*What the exercise asks*: In the listing that follows, how many lines contain the string "this"? Provide only the number.

*Records shown*:
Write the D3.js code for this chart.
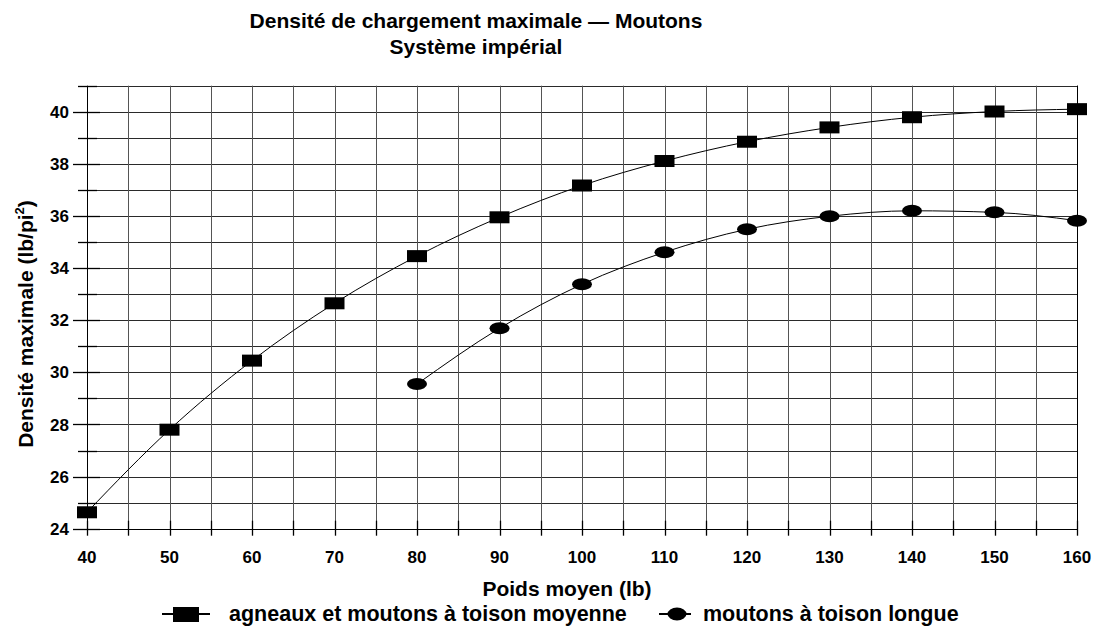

---

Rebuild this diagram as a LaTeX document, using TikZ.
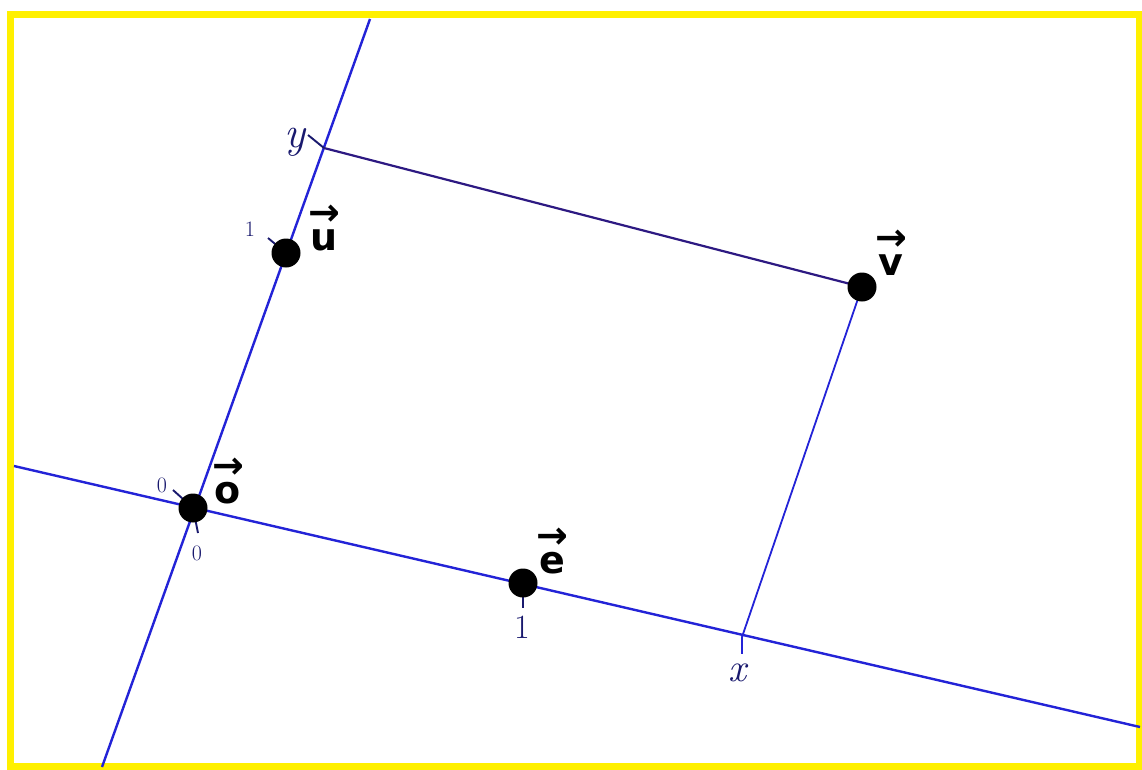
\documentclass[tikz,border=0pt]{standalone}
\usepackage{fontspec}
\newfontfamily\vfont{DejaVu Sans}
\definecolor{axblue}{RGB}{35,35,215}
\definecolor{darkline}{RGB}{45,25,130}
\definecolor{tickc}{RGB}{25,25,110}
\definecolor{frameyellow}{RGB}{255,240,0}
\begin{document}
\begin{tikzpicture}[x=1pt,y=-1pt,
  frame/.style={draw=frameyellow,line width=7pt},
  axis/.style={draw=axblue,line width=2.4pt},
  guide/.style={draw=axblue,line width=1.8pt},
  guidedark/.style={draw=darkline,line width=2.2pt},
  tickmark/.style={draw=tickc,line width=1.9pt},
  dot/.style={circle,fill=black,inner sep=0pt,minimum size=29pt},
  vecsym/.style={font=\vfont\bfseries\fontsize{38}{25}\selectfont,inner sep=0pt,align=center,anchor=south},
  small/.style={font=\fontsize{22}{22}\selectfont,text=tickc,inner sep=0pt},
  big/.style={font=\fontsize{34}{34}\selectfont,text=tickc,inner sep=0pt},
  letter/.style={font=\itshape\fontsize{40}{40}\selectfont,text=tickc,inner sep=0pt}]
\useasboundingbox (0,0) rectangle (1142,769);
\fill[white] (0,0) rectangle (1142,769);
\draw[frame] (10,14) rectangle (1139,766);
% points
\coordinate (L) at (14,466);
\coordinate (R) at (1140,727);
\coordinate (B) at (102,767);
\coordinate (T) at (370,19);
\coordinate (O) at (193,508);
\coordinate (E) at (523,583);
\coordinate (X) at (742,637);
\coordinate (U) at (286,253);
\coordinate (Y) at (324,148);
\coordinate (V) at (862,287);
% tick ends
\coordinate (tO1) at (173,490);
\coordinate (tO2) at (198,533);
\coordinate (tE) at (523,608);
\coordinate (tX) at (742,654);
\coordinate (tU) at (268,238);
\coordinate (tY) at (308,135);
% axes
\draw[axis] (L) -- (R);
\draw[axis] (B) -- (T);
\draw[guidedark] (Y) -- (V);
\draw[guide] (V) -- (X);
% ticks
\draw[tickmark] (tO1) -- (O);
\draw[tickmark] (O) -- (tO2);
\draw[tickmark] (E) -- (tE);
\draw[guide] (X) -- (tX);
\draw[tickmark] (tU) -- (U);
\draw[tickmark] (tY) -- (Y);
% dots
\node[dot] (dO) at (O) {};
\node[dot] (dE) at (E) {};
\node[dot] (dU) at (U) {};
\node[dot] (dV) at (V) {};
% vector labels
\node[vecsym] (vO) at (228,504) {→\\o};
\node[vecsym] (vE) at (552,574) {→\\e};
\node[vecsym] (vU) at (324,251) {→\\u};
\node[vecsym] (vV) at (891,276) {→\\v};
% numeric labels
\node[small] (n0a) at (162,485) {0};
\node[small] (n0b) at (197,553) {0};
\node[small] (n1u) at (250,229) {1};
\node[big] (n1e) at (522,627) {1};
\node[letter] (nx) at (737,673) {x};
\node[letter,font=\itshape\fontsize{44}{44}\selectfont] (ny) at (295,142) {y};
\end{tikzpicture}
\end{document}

*The response*: 2